__Problem__
Below are the records; reproduce all of them exactly but without any images.

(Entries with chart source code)
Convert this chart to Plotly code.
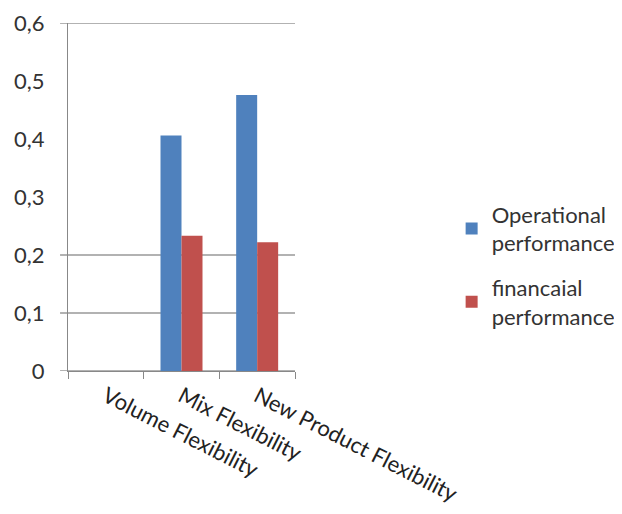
import plotly.graph_objects as go

categories = ["Volume Flexibility", "Mix Flexibility", "New Product Flexibility"]
operational = [0, 0.406, 0.476]
financial = [0, 0.233, 0.222]
series_names = ["Operational<br>performance", "financaial<br>performance"]
grid_values = [0, 0.1, 0.2, 0.6]

FONT = "Lato"
fig = go.Figure()
fig.add_trace(go.Bar(x=categories, y=operational, name=series_names[0], legendgroup="a",
                     marker=dict(color="#4F81BD", line=dict(width=0))))
fig.add_trace(go.Bar(x=categories, y=financial, name=series_names[1], legendgroup="b",
                     marker=dict(color="#C0504D", line=dict(width=0))))

shapes = []
for g in grid_values:
    shapes.append(dict(type="line", xref="paper", yref="y", x0=-0.035, x1=1,
                       y0=g, y1=g, line=dict(color="#999999", width=1.3), layer="below"))

fig.update_layout(
    width=606, height=498,
    margin=dict(l=60, r=319, t=15, b=135, autoexpand=False),
    paper_bgcolor="white", plot_bgcolor="white",
    separators=", ",
    bargap=0.445, bargroupgap=0,
    font=dict(family=FONT, size=22, color="#333333"),
    shapes=shapes,
    showlegend=True,
    legend=dict(x=1.69, y=0.51, xanchor="left", yanchor="top",
                font=dict(family=FONT, size=22, color="#333333"),
                itemsizing="constant", tracegroupgap=13, itemwidth=30),
    xaxis=dict(type="category", tickson="boundaries", ticks="outside", ticklen=7,
               tickcolor="#888888", tickwidth=1.3, automargin=False,
               showline=True, linecolor="#888888", linewidth=1.3,
               showgrid=False, tickangle=27, ticklabelstandoff=3,
               tickfont=dict(family=FONT, size=22, color="#222222")),
    yaxis=dict(range=[0, 0.6], dtick=0.1, showgrid=False, zeroline=False,
               showline=True, linecolor="#888888", linewidth=1.3, automargin=False,
               ticks="", ticklabelstandoff=18, ticklabeloverflow="allow",
               tickfont=dict(family=FONT, size=22, color="#333333")),
)

fig.write_html("out.html")
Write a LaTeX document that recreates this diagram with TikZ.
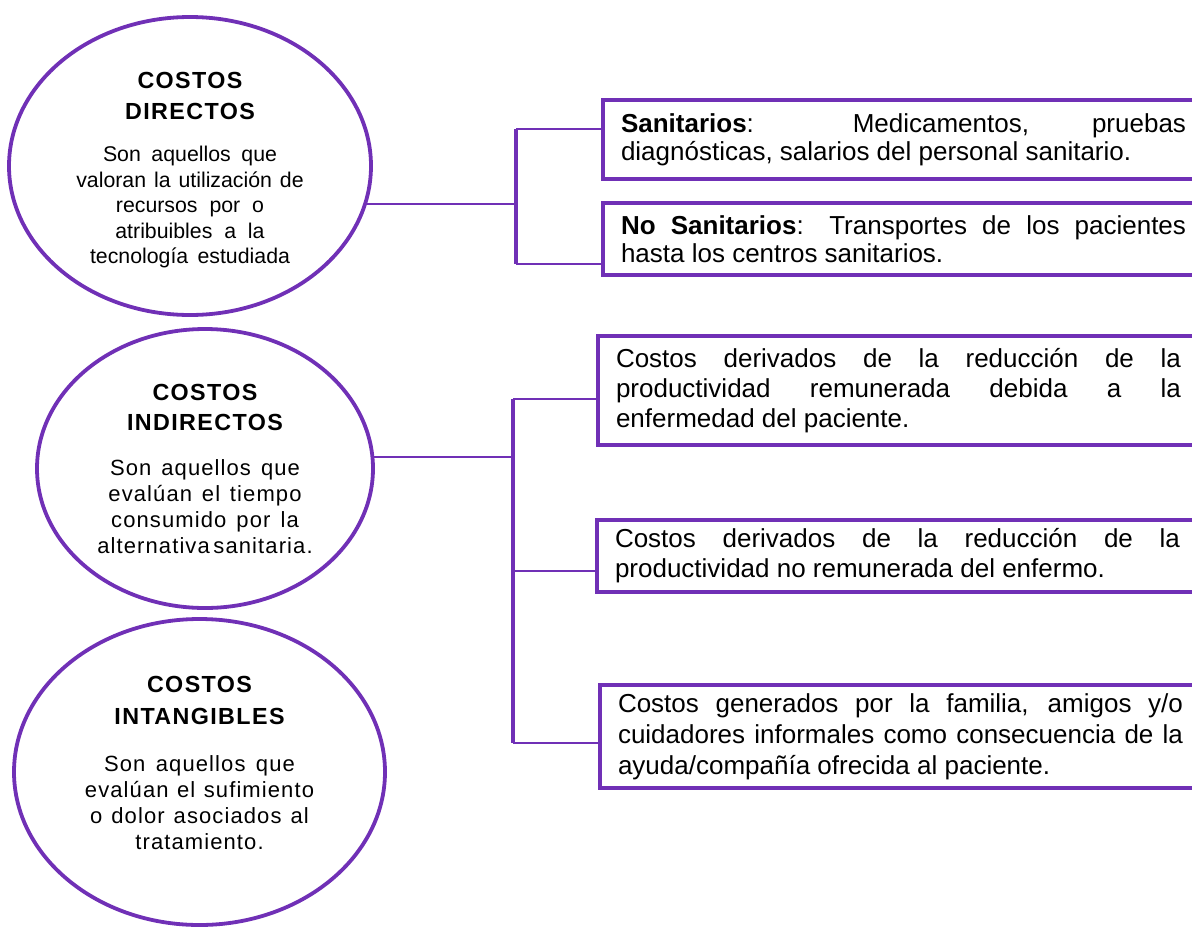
\documentclass[tikz,border=0pt]{standalone}
\usepackage{fontspec}
\setmainfont{Liberation Sans}
\newfontfamily\headfont[LetterSpace=6]{Liberation Sans}
\newfontfamily\widefont[LetterSpace=5]{Liberation Sans}
\usetikzlibrary{shapes}
\definecolor{costpurple}{RGB}{112,48,182}
\hyphenpenalty=10000
\exhyphenpenalty=10000
\tolerance=10000

\begin{document}
\begin{tikzpicture}[x=1pt,y=-1pt]

	\tikzstyle{cost}=[ellipse,draw=costpurple,line width=3.8pt,inner sep=0pt,align=center]
	\tikzstyle{item}=[rectangle,draw=costpurple,line width=4pt,outer sep=0pt,inner xsep=18pt,inner ysep=0pt,text width=565pt,align=justify,anchor=north west,font=\fontsize{26}{30}\selectfont]
	\tikzstyle{trunk}=[draw=costpurple,line width=3.5pt]
	\tikzstyle{branch}=[draw=costpurple,line width=2pt]

	\useasboundingbox (0,0) rectangle (1192,927);
	\clip (0,0) rectangle (1192,927);

	\node [cost,minimum width=362pt,minimum height=298pt,text width=250pt] (dir) at (190,166)
		{{\headfont\bfseries\fontsize{23.3}{31}\selectfont\rule{0pt}{24pt}COSTOS\\DIRECTOS\par}
		\vspace{17pt}
		{\fontsize{21.3}{25.5}\selectfont\spaceskip=6.8pt plus 2pt minus 1pt Son aquellos que\\valoran la utilización de\\recursos por o\\atribuibles a la\\tecnología estudiada\par}};
	\node [cost,minimum width=336pt,minimum height=279pt,text width=230pt] (ind) at (205,468.5)
		{{\headfont\bfseries\fontsize{23.3}{30}\selectfont COSTOS\\INDIRECTOS\par}
		\vspace{19pt}
		{\widefont\fontsize{22}{26}\selectfont\spaceskip=8pt plus 2pt minus 1pt Son aquellos que\\evalúan el tiempo\\consumido por la\\alternativa\,sanitaria.\par}};
	\node [cost,minimum width=371pt,minimum height=306pt,text width=240pt] (intang) at (199.5,772)
		{{\headfont\bfseries\fontsize{23.3}{32}\selectfont COSTOS\\INTANGIBLES\par}
		\vspace{21pt}
		{\widefont\fontsize{22}{26}\selectfont\spaceskip=8pt plus 2pt minus 1pt Son aquellos que\\evalúan el sufimiento\\o dolor asociados al\\tratamiento.\rule[-18pt]{0pt}{0pt}\par}};

	\node [item,minimum height=79pt,font=\fontsize{26}{28}\selectfont] (san) at (603,100)
		{\textbf{Sanitarios}: Medicamentos, pruebas diagnósticas, salarios del personal sanitario.};
	\node [item,minimum height=72pt,font=\fontsize{26}{28}\selectfont] (nosan) at (603,203)
		{\textbf{No Sanitarios}: Transportes de los pacientes hasta los centros sanitarios.};
	\node [item,minimum height=109pt] (rem) at (598,336)
		{Costos derivados de la reducción de la productividad remunerada debida a la enfermedad del paciente.};
	\node [item,minimum height=72pt] (norem) at (597,520)
		{Costos derivados de la reducción de la productividad no remunerada del enfermo.};
	\node [item,minimum height=103pt,font=\fontsize{26}{31}\selectfont] (fam) at (600,685)
		{Costos generados por la familia, amigos y/o cuidadores informales como consecuencia de la ayuda/compañía ofrecida al paciente.};

	\coordinate (j1a) at (516,129);
	\coordinate (j1b) at (516,264);
	\draw [trunk] (j1a) -- (j1b);
	\draw [branch] (dir.-12) -- (dir.-12 -| j1a);
	\draw [branch] (j1a) -- (j1a -| san.west);
	\draw [branch] (j1b) -- (j1b -| nosan.west);

	\coordinate (j2a) at (513,399);
	\coordinate (j2b) at (513,571);
	\coordinate (j2c) at (513,743);
	\draw [trunk] (j2a) -- (j2c);
	\draw [branch] (ind.4) -- (ind.4 -| j2a);
	\draw [branch] (j2a) -- (j2a -| rem.west);
	\draw [branch] (j2b) -- (j2b -| norem.west);
	\draw [branch] (j2c) -- (j2c -| fam.west);
\end{tikzpicture}
\end{document}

__Answer__
Convert this chart to Plotly code.
import plotly.graph_objects as go

categories = ["Volume Flexibility", "Mix Flexibility", "New Product Flexibility"]
operational = [0, 0.406, 0.476]
financial = [0, 0.233, 0.222]
series_names = ["Operational<br>performance", "financaial<br>performance"]
grid_values = [0, 0.1, 0.2, 0.6]

FONT = "Lato"
fig = go.Figure()
fig.add_trace(go.Bar(x=categories, y=operational, name=series_names[0], legendgroup="a",
                     marker=dict(color="#4F81BD", line=dict(width=0))))
fig.add_trace(go.Bar(x=categories, y=financial, name=series_names[1], legendgroup="b",
                     marker=dict(color="#C0504D", line=dict(width=0))))

shapes = []
for g in grid_values:
    shapes.append(dict(type="line", xref="paper", yref="y", x0=-0.035, x1=1,
                       y0=g, y1=g, line=dict(color="#999999", width=1.3), layer="below"))

fig.update_layout(
    width=606, height=498,
    margin=dict(l=60, r=319, t=15, b=135, autoexpand=False),
    paper_bgcolor="white", plot_bgcolor="white",
    separators=", ",
    bargap=0.445, bargroupgap=0,
    font=dict(family=FONT, size=22, color="#333333"),
    shapes=shapes,
    showlegend=True,
    legend=dict(x=1.69, y=0.51, xanchor="left", yanchor="top",
                font=dict(family=FONT, size=22, color="#333333"),
                itemsizing="constant", tracegroupgap=13, itemwidth=30),
    xaxis=dict(type="category", tickson="boundaries", ticks="outside", ticklen=7,
               tickcolor="#888888", tickwidth=1.3, automargin=False,
               showline=True, linecolor="#888888", linewidth=1.3,
               showgrid=False, tickangle=27, ticklabelstandoff=3,
               tickfont=dict(family=FONT, size=22, color="#222222")),
    yaxis=dict(range=[0, 0.6], dtick=0.1, showgrid=False, zeroline=False,
               showline=True, linecolor="#888888", linewidth=1.3, automargin=False,
               ticks="", ticklabelstandoff=18, ticklabeloverflow="allow",
               tickfont=dict(family=FONT, size=22, color="#333333")),
)

fig.write_html("out.html")
Write a LaTeX document that recreates this diagram with TikZ.
\documentclass[tikz,border=0pt]{standalone}
\usepackage{fontspec}
\setmainfont{Liberation Sans}
\newfontfamily\headfont[LetterSpace=6]{Liberation Sans}
\newfontfamily\widefont[LetterSpace=5]{Liberation Sans}
\usetikzlibrary{shapes}
\definecolor{costpurple}{RGB}{112,48,182}
\hyphenpenalty=10000
\exhyphenpenalty=10000
\tolerance=10000

\begin{document}
\begin{tikzpicture}[x=1pt,y=-1pt]

	\tikzstyle{cost}=[ellipse,draw=costpurple,line width=3.8pt,inner sep=0pt,align=center]
	\tikzstyle{item}=[rectangle,draw=costpurple,line width=4pt,outer sep=0pt,inner xsep=18pt,inner ysep=0pt,text width=565pt,align=justify,anchor=north west,font=\fontsize{26}{30}\selectfont]
	\tikzstyle{trunk}=[draw=costpurple,line width=3.5pt]
	\tikzstyle{branch}=[draw=costpurple,line width=2pt]

	\useasboundingbox (0,0) rectangle (1192,927);
	\clip (0,0) rectangle (1192,927);

	\node [cost,minimum width=362pt,minimum height=298pt,text width=250pt] (dir) at (190,166)
		{{\headfont\bfseries\fontsize{23.3}{31}\selectfont\rule{0pt}{24pt}COSTOS\\DIRECTOS\par}
		\vspace{17pt}
		{\fontsize{21.3}{25.5}\selectfont\spaceskip=6.8pt plus 2pt minus 1pt Son aquellos que\\valoran la utilización de\\recursos por o\\atribuibles a la\\tecnología estudiada\par}};
	\node [cost,minimum width=336pt,minimum height=279pt,text width=230pt] (ind) at (205,468.5)
		{{\headfont\bfseries\fontsize{23.3}{30}\selectfont COSTOS\\INDIRECTOS\par}
		\vspace{19pt}
		{\widefont\fontsize{22}{26}\selectfont\spaceskip=8pt plus 2pt minus 1pt Son aquellos que\\evalúan el tiempo\\consumido por la\\alternativa\,sanitaria.\par}};
	\node [cost,minimum width=371pt,minimum height=306pt,text width=240pt] (intang) at (199.5,772)
		{{\headfont\bfseries\fontsize{23.3}{32}\selectfont COSTOS\\INTANGIBLES\par}
		\vspace{21pt}
		{\widefont\fontsize{22}{26}\selectfont\spaceskip=8pt plus 2pt minus 1pt Son aquellos que\\evalúan el sufimiento\\o dolor asociados al\\tratamiento.\rule[-18pt]{0pt}{0pt}\par}};

	\node [item,minimum height=79pt,font=\fontsize{26}{28}\selectfont] (san) at (603,100)
		{\textbf{Sanitarios}: Medicamentos, pruebas diagnósticas, salarios del personal sanitario.};
	\node [item,minimum height=72pt,font=\fontsize{26}{28}\selectfont] (nosan) at (603,203)
		{\textbf{No Sanitarios}: Transportes de los pacientes hasta los centros sanitarios.};
	\node [item,minimum height=109pt] (rem) at (598,336)
		{Costos derivados de la reducción de la productividad remunerada debida a la enfermedad del paciente.};
	\node [item,minimum height=72pt] (norem) at (597,520)
		{Costos derivados de la reducción de la productividad no remunerada del enfermo.};
	\node [item,minimum height=103pt,font=\fontsize{26}{31}\selectfont] (fam) at (600,685)
		{Costos generados por la familia, amigos y/o cuidadores informales como consecuencia de la ayuda/compañía ofrecida al paciente.};

	\coordinate (j1a) at (516,129);
	\coordinate (j1b) at (516,264);
	\draw [trunk] (j1a) -- (j1b);
	\draw [branch] (dir.-12) -- (dir.-12 -| j1a);
	\draw [branch] (j1a) -- (j1a -| san.west);
	\draw [branch] (j1b) -- (j1b -| nosan.west);

	\coordinate (j2a) at (513,399);
	\coordinate (j2b) at (513,571);
	\coordinate (j2c) at (513,743);
	\draw [trunk] (j2a) -- (j2c);
	\draw [branch] (ind.4) -- (ind.4 -| j2a);
	\draw [branch] (j2a) -- (j2a -| rem.west);
	\draw [branch] (j2b) -- (j2b -| norem.west);
	\draw [branch] (j2c) -- (j2c -| fam.west);
\end{tikzpicture}
\end{document}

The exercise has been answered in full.